Mercoledì 24 Aprile 2024

Uno Stato ‘cattivo’ pagatore mette in crisi anche il Pnrr

La pubblica amministrazione continua a pagare sempre più in ritardo le aziende

La pubblica amministrazione continua a pagare sempre più in ritardo le aziende

CERTI VIZI sono duri a morire, difetti di fabbrica che condizionano tutti gli altri ingranaggi del sistema. La pubblica amministrazione continua a pagare sempre più in ritardo le aziende, che oggi vantano crediti per 55,6 miliardi verso Stato ed enti locali. Un triste stato di eccezionalità permanente su cui la Corte di Giustizia europea ci ha già condannato e che fornisce l’esatta misura di quanto fare impresa in Italia sia un’impresa ardua. Per un paio d’anni lo stock di debiti era leggermente diminuito, ma proprio durante il Covid – e cioè quando il sistema economico più aveva bisogno di liquidità – è tornato a salire.

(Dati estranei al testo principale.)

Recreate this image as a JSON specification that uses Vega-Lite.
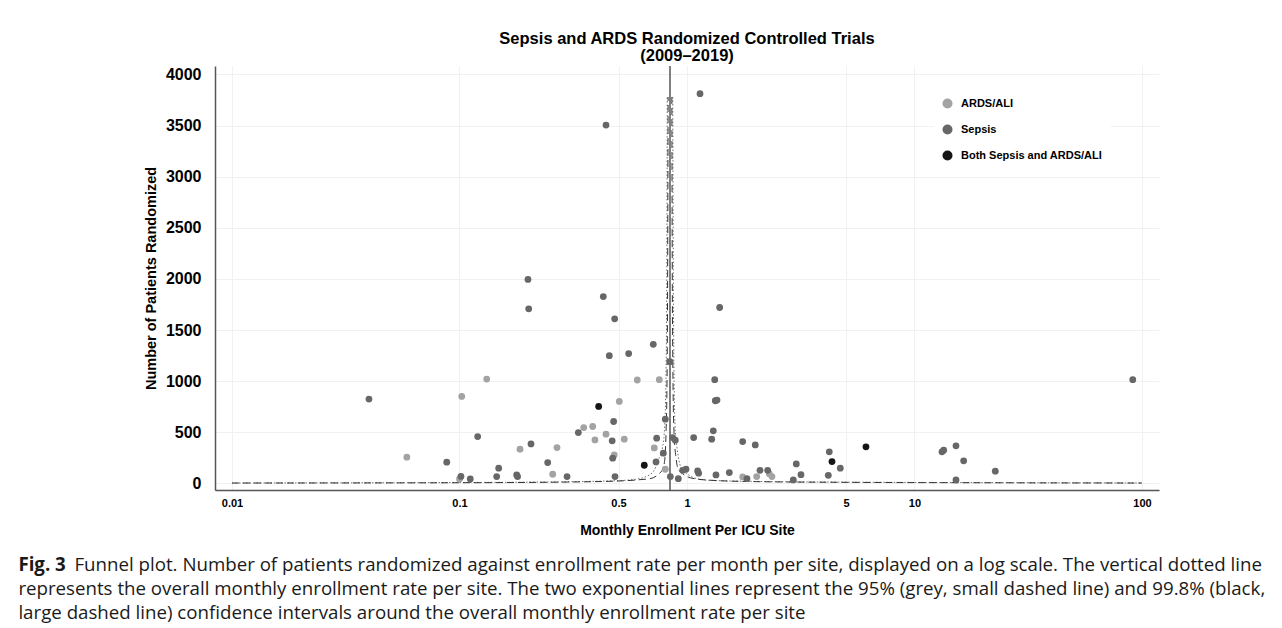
{
  "$schema": "https://vega.github.io/schema/vega-lite/v6.json",
  "background": "white",
  "padding": {"left": 18, "top": 30, "right": 0, "bottom": 0},
  "datasets": {
    "trials": [
      {"rate": 0.0587, "n": 257, "type": "ARDS/ALI"},
      {"rate": 0.1023, "n": 851, "type": "ARDS/ALI"},
      {"rate": 0.1317, "n": 1021, "type": "ARDS/ALI"},
      {"rate": 0.100, "n": 44, "type": "ARDS/ALI"},
      {"rate": 0.1845, "n": 335, "type": "ARDS/ALI"},
      {"rate": 0.2569, "n": 90, "type": "ARDS/ALI"},
      {"rate": 0.2683, "n": 351, "type": "ARDS/ALI"},
      {"rate": 0.3515, "n": 547, "type": "ARDS/ALI"},
      {"rate": 0.385, "n": 557, "type": "ARDS/ALI"},
      {"rate": 0.4406, "n": 482, "type": "ARDS/ALI"},
      {"rate": 0.394, "n": 426, "type": "ARDS/ALI"},
      {"rate": 0.530, "n": 433, "type": "ARDS/ALI"},
      {"rate": 0.479, "n": 279, "type": "ARDS/ALI"},
      {"rate": 0.504, "n": 802, "type": "ARDS/ALI"},
      {"rate": 0.6045, "n": 1012, "type": "ARDS/ALI"},
      {"rate": 0.7556, "n": 1015, "type": "ARDS/ALI"},
      {"rate": 0.718, "n": 348, "type": "ARDS/ALI"},
      {"rate": 0.803, "n": 139, "type": "ARDS/ALI"},
      {"rate": 1.757, "n": 64, "type": "ARDS/ALI"},
      {"rate": 2.025, "n": 67, "type": "ARDS/ALI"},
      {"rate": 2.30, "n": 96, "type": "ARDS/ALI"},
      {"rate": 2.363, "n": 67, "type": "ARDS/ALI"},
      {"rate": 0.040, "n": 825, "type": "Sepsis"},
      {"rate": 0.1202, "n": 459, "type": "Sepsis"},
      {"rate": 0.0879, "n": 208, "type": "Sepsis"},
      {"rate": 0.1015, "n": 69, "type": "Sepsis"},
      {"rate": 0.1115, "n": 44, "type": "Sepsis"},
      {"rate": 0.1457, "n": 67, "type": "Sepsis"},
      {"rate": 0.1487, "n": 149, "type": "Sepsis"},
      {"rate": 0.1784, "n": 83, "type": "Sepsis"},
      {"rate": 0.180, "n": 67, "type": "Sepsis"},
      {"rate": 0.2062, "n": 387, "type": "Sepsis"},
      {"rate": 0.2442, "n": 204, "type": "Sepsis"},
      {"rate": 0.297, "n": 67, "type": "Sepsis"},
      {"rate": 0.333, "n": 498, "type": "Sepsis"},
      {"rate": 0.200, "n": 1995, "type": "Sepsis"},
      {"rate": 0.2015, "n": 1708, "type": "Sepsis"},
      {"rate": 0.4406, "n": 3505, "type": "Sepsis"},
      {"rate": 0.4287, "n": 1828, "type": "Sepsis"},
      {"rate": 0.481, "n": 1610, "type": "Sepsis"},
      {"rate": 0.4556, "n": 1250, "type": "Sepsis"},
      {"rate": 0.5542, "n": 1270, "type": "Sepsis"},
      {"rate": 0.711, "n": 1361, "type": "Sepsis"},
      {"rate": 1.141, "n": 3812, "type": "Sepsis"},
      {"rate": 1.392, "n": 1721, "type": "Sepsis"},
      {"rate": 1.324, "n": 1015, "type": "Sepsis"},
      {"rate": 0.842, "n": 1191, "type": "Sepsis"},
      {"rate": 1.332, "n": 809, "type": "Sepsis"},
      {"rate": 1.355, "n": 816, "type": "Sepsis"},
      {"rate": 0.476, "n": 606, "type": "Sepsis"},
      {"rate": 0.469, "n": 417, "type": "Sepsis"},
      {"rate": 0.4715, "n": 247, "type": "Sepsis"},
      {"rate": 0.4826, "n": 67, "type": "Sepsis"},
      {"rate": 0.7358, "n": 443, "type": "Sepsis"},
      {"rate": 0.787, "n": 296, "type": "Sepsis"},
      {"rate": 0.731, "n": 211, "type": "Sepsis"},
      {"rate": 0.803, "n": 629, "type": "Sepsis"},
      {"rate": 0.865, "n": 449, "type": "Sepsis"},
      {"rate": 0.8884, "n": 423, "type": "Sepsis"},
      {"rate": 0.845, "n": 67, "type": "Sepsis"},
      {"rate": 0.916, "n": 47, "type": "Sepsis"},
      {"rate": 0.99, "n": 139, "type": "Sepsis"},
      {"rate": 0.957, "n": 129, "type": "Sepsis"},
      {"rate": 1.070, "n": 449, "type": "Sepsis"},
      {"rate": 1.114, "n": 123, "type": "Sepsis"},
      {"rate": 1.125, "n": 100, "type": "Sepsis"},
      {"rate": 1.284, "n": 433, "type": "Sepsis"},
      {"rate": 1.305, "n": 515, "type": "Sepsis"},
      {"rate": 1.341, "n": 83, "type": "Sepsis"},
      {"rate": 1.535, "n": 106, "type": "Sepsis"},
      {"rate": 1.757, "n": 410, "type": "Sepsis"},
      {"rate": 1.835, "n": 47, "type": "Sepsis"},
      {"rate": 1.996, "n": 377, "type": "Sepsis"},
      {"rate": 2.094, "n": 129, "type": "Sepsis"},
      {"rate": 2.263, "n": 129, "type": "Sepsis"},
      {"rate": 2.933, "n": 34, "type": "Sepsis"},
      {"rate": 3.023, "n": 191, "type": "Sepsis"},
      {"rate": 3.17, "n": 86, "type": "Sepsis"},
      {"rate": 4.222, "n": 309, "type": "Sepsis"},
      {"rate": 4.18, "n": 80, "type": "Sepsis"},
      {"rate": 4.72, "n": 149, "type": "Sepsis"},
      {"rate": 13.21, "n": 309, "type": "Sepsis"},
      {"rate": 13.44, "n": 325, "type": "Sepsis"},
      {"rate": 15.22, "n": 368, "type": "Sepsis"},
      {"rate": 16.45, "n": 221, "type": "Sepsis"},
      {"rate": 15.22, "n": 34, "type": "Sepsis"},
      {"rate": 22.66, "n": 120, "type": "Sepsis"},
      {"rate": 91.1, "n": 1015, "type": "Sepsis"},
      {"rate": 0.409, "n": 753, "type": "Both Sepsis and ARDS/ALI"},
      {"rate": 0.649, "n": 178, "type": "Both Sepsis and ARDS/ALI"},
      {"rate": 4.339, "n": 214, "type": "Both Sepsis and ARDS/ALI"},
      {"rate": 6.12, "n": 358, "type": "Both Sepsis and ARDS/ALI"}
    ],
    "funnel": [
      {"band": "99.8%", "side": "lower", "rate": 0.01, "n": 4},
      {"band": "99.8%", "side": "lower", "rate": 0.1, "n": 7},
      {"band": "99.8%", "side": "lower", "rate": 0.3, "n": 14},
      {"band": "99.8%", "side": "lower", "rate": 0.5, "n": 24},
      {"band": "99.8%", "side": "lower", "rate": 0.628, "n": 38},
      {"band": "99.8%", "side": "lower", "rate": 0.695, "n": 49},
      {"band": "99.8%", "side": "lower", "rate": 0.7455, "n": 86},
      {"band": "99.8%", "side": "lower", "rate": 0.784, "n": 145},
      {"band": "99.8%", "side": "lower", "rate": 0.800, "n": 250},
      {"band": "99.8%", "side": "lower", "rate": 0.809, "n": 500},
      {"band": "99.8%", "side": "lower", "rate": 0.817, "n": 1000},
      {"band": "99.8%", "side": "lower", "rate": 0.822, "n": 2000},
      {"band": "99.8%", "side": "lower", "rate": 0.826, "n": 3780},
      {"band": "99.8%", "side": "upper", "rate": 0.858, "n": 3780},
      {"band": "99.8%", "side": "upper", "rate": 0.862, "n": 2000},
      {"band": "99.8%", "side": "upper", "rate": 0.868, "n": 1000},
      {"band": "99.8%", "side": "upper", "rate": 0.877, "n": 500},
      {"band": "99.8%", "side": "upper", "rate": 0.895, "n": 250},
      {"band": "99.8%", "side": "upper", "rate": 0.913, "n": 145},
      {"band": "99.8%", "side": "upper", "rate": 0.970, "n": 86},
      {"band": "99.8%", "side": "upper", "rate": 1.063, "n": 49},
      {"band": "99.8%", "side": "upper", "rate": 1.3, "n": 30},
      {"band": "99.8%", "side": "upper", "rate": 2, "n": 18},
      {"band": "99.8%", "side": "upper", "rate": 5, "n": 11},
      {"band": "99.8%", "side": "upper", "rate": 20, "n": 7},
      {"band": "99.8%", "side": "upper", "rate": 100, "n": 4},
      {"band": "95%", "side": "lower", "rate": 0.01, "n": 5},
      {"band": "95%", "side": "lower", "rate": 0.1, "n": 9},
      {"band": "95%", "side": "lower", "rate": 0.3, "n": 17},
      {"band": "95%", "side": "lower", "rate": 0.513, "n": 29},
      {"band": "95%", "side": "lower", "rate": 0.585, "n": 39},
      {"band": "95%", "side": "lower", "rate": 0.660, "n": 67},
      {"band": "95%", "side": "lower", "rate": 0.716, "n": 125},
      {"band": "95%", "side": "lower", "rate": 0.7455, "n": 222},
      {"band": "95%", "side": "lower", "rate": 0.780, "n": 350},
      {"band": "95%", "side": "lower", "rate": 0.795, "n": 500},
      {"band": "95%", "side": "lower", "rate": 0.808, "n": 1000},
      {"band": "95%", "side": "lower", "rate": 0.815, "n": 2000},
      {"band": "95%", "side": "lower", "rate": 0.819, "n": 3780},
      {"band": "95%", "side": "upper", "rate": 0.866, "n": 3780},
      {"band": "95%", "side": "upper", "rate": 0.871, "n": 2000},
      {"band": "95%", "side": "upper", "rate": 0.878, "n": 1000},
      {"band": "95%", "side": "upper", "rate": 0.889, "n": 500},
      {"band": "95%", "side": "upper", "rate": 0.904, "n": 350},
      {"band": "95%", "side": "upper", "rate": 0.941, "n": 157},
      {"band": "95%", "side": "upper", "rate": 1.010, "n": 88},
      {"band": "95%", "side": "upper", "rate": 1.152, "n": 39},
      {"band": "95%", "side": "upper", "rate": 1.314, "n": 29},
      {"band": "95%", "side": "upper", "rate": 2, "n": 20},
      {"band": "95%", "side": "upper", "rate": 5, "n": 13},
      {"band": "95%", "side": "upper", "rate": 20, "n": 8},
      {"band": "95%", "side": "upper", "rate": 100, "n": 5}
    ],
    "overall": [{"rate": 0.842}]
  },
  "title": {
    "text": "Fig. 3",
    "subtitle": [
      "\u200b\u2003\u2003\u2003Funnel plot. Number of patients randomized against enrollment rate per month per site, displayed on a log scale. The vertical dotted line",
      "represents the overall monthly enrollment rate per site. The two exponential lines represent the 95% (grey, small dashed line) and 99.8% (black,",
      "large dashed line) confidence intervals around the overall monthly enrollment rate per site"
    ],
    "orient": "bottom",
    "anchor": "start",
    "frame": "bounds",
    "dx": -125,
    "offset": 19,
    "font": "Open Sans",
    "fontSize": 18.7,
    "fontWeight": "bold",
    "color": "#1a1a1a",
    "subtitleFont": "Open Sans",
    "subtitleFontSize": 18.7,
    "subtitleFontWeight": "normal",
    "subtitleColor": "#1a1a1a",
    "subtitleLineHeight": 24,
    "subtitlePadding": -18.7
  },
  "vconcat": [
    {
      "width": 944,
      "height": 424,
      "title": {
        "text": ["Sepsis and ARDS Randomized Controlled Trials", "(2009\u20132019)"],
        "anchor": "middle",
        "font": "Liberation Sans",
        "fontSize": 16.5,
        "fontWeight": "bold",
        "lineHeight": 17,
        "color": "#000000",
        "offset": 1
      },
      "layer": [
        {
          "data": {"name": "funnel"},
          "transform": [{"filter": "datum.band === '95%'"}],
          "mark": {"type": "line", "interpolate": "monotone", "strokeWidth": 1, "strokeDash": [1.5, 2], "color": "#707070"},
          "encoding": {
            "x": {"field": "rate", "type": "quantitative"},
            "y": {"field": "n", "type": "quantitative"},
            "detail": {"field": "side"}
          }
        },
        {
          "data": {"name": "funnel"},
          "transform": [{"filter": "datum.band === '99.8%'"}],
          "mark": {"type": "line", "interpolate": "monotone", "strokeWidth": 1, "strokeDash": [7, 4], "color": "#333333"},
          "encoding": {
            "x": {"field": "rate", "type": "quantitative"},
            "y": {"field": "n", "type": "quantitative"},
            "detail": {"field": "side"}
          }
        },
        {
          "data": {"name": "overall"},
          "mark": {"type": "rule", "color": "#555555", "strokeWidth": 1.5},
          "encoding": {
            "x": {"field": "rate", "type": "quantitative"}
          }
        },
        {
          "data": {"name": "trials"},
          "mark": {"type": "point", "filled": true, "opacity": 1, "size": 46},
          "encoding": {
            "x": {
              "field": "rate",
              "type": "quantitative",
              "scale": {"type": "log", "domain": [0.00842, 118.8], "nice": false},
              "axis": {
                "title": "Monthly Enrollment Per ICU Site",
                "values": [0.01, 0.1, 0.5, 1, 5, 10, 100],
                "format": "~g",
                "labelFontSize": 11,
                "labelPadding": 7,
                "titleFontSize": 14,
                "titlePadding": 15
              }
            },
            "y": {
              "field": "n",
              "type": "quantitative",
              "scale": {"domain": [-64, 4083], "nice": false, "zero": false},
              "axis": {
                "title": "Number of Patients Randomized",
                "values": [0, 500, 1000, 1500, 2000, 2500, 3000, 3500, 4000],
                "format": "d",
                "labelFontSize": 16,
                "labelPadding": 14,
                "titleFontSize": 14.5,
                "titlePadding": 7
              }
            },
            "color": {
              "field": "type",
              "type": "nominal",
              "scale": {
                "domain": ["ARDS/ALI", "Sepsis", "Both Sepsis and ARDS/ALI"],
                "range": ["#a3a3a3", "#676767", "#151515"]
              },
              "legend": {
                "title": null,
                "orient": "none",
                "legendX": 719,
                "legendY": 24,
                "symbolType": "circle",
                "symbolSize": 100,
                "symbolStrokeWidth": 0,
                "labelFont": "Liberation Sans",
                "labelFontSize": 11,
                "labelFontWeight": "bold",
                "labelColor": "#000000",
                "labelOffset": 8,
                "rowPadding": 14,
                "padding": 8,
                "fillColor": "white"
              }
            }
          }
        }
      ]
    }
  ],
  "config": {
    "view": {"stroke": null},
    "font": "Liberation Sans",
    "axis": {
      "ticks": false,
      "domain": true,
      "domainColor": "#555555",
      "domainWidth": 1.5,
      "grid": true,
      "gridColor": "#f1f1f1",
      "gridWidth": 1,
      "labelFont": "Liberation Sans",
      "labelFontWeight": "bold",
      "labelColor": "#000000",
      "titleFont": "Liberation Sans",
      "titleFontWeight": "bold",
      "titleColor": "#000000"
    }
  }
}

Lo Stato in questi due anni ha cercato di attutire i danni, con il debito pubblico che è conseguentemente aumentato di 350 miliardi. Ma i sussidi non sono la panacea. Anzi, se prolungati diventano un danno. Solo per dare una misura: gli ulteriori stanziamenti decisi dal governo nel Dl Aiuti potrebbero essere usati dalle aziende per tappare i buchi dovuti dal mancato pagamento delle fatture, cioè per saldare stipendi, fornitori, perfino acconti di tasse. E comunque non basterebbero, perché nel decreto ci sono 7-8 miliardi, un ottavo dell’ammontare totale dei debiti non riscossi. Insomma, si possono dare tutti i sostegni di emergenza che si vuole, ma se il sistema non funziona si tratta di puri palliativi. L’ambiente economico italico è affetto da diverse patologie croniche: burocrazia, fisco, assenza di infrastrutture. A cui si aggiunge la ‘morosità’ da parte del pubblico. Se è proprio l’amministrazione la prima a non pagare, a dare il cattivo esempio, è chiaro che poi il virus si diffonde più facilmente, mettendo in moto un analogo meccanismo di morosità tra privati. Su circa 140 miliardi annui di commesse pubbliche circa una fattura su tre non viene saldata regolarmente. Un’assurdità se consideriamo che, secondo dati Eurostat diffusi dalla Cgia di Mestre, i debiti di parte corrente della pubblica amministrazione in percentuale al pil sono il 3,1% in Italia contro lo 0,8% in Spagna (un quarto rispetto a noi), l’1,4% in Francia, l’1,6% in Germania (sempre la metà dell’Italia). Perfino la Grecia fa meglio, visto che l’incidenza è l’1,7%. Per quanto riguarda i tempi di pagamento le situazioni peggiori si trovano nei Comuni del Meridione (Lecce, Salerno, Avellino, Reggio Calabria e Napoli), ma anche dalle parti del governo centrale non se la passano poi troppo bene: su 14 ministeri con portafoglio solo due (Transizione Ecologica, Istruzione Università e Ricerca) hanno rispettato le scadenze. Tutti gli altri sono ritardatari, con le situazioni più critiche che riguardano Viminale (+67 giorni in più rispetto alle scadenze, che sono a 30 o 60 giorni), Politiche Agricole (42 giorni), Difesa (33 giorni) e Beni Culturali (21 giorni). Il problema sembra irrisolvibile.

La montagna del ‘dovuto’ era stata leggermente sforbiciata durante il governo Renzi, ma è poi tornata progressivamente a risalire dai 45,2 miliardi del 2017 ai 53,3 del 2020 fino al record dei 55,6 dello scorso anno. Segno che gli interventi fatti a suo tempo non erano strutturali. Nemmeno la circolare della Ragioneria dello Stato del 7 aprile è riuscita a dare una smossa alla situazione. Un provvedimento che, oltre alle regioni etiche, ha una ragione profonda. Il pagamento dei debiti della pubblica amministrazione rientra tra le riforme concordate con la Commissione europea per l’erogazione dei fondi del Pnrr. Per cui, oltre agli oltre 55 miliardi che mancano nelle casse delle imprese, questo problema ne potrebbe creare un altro ancora più grande: bloccare in tutto o in parte finanziamenti previsti dal Next Generation Eu.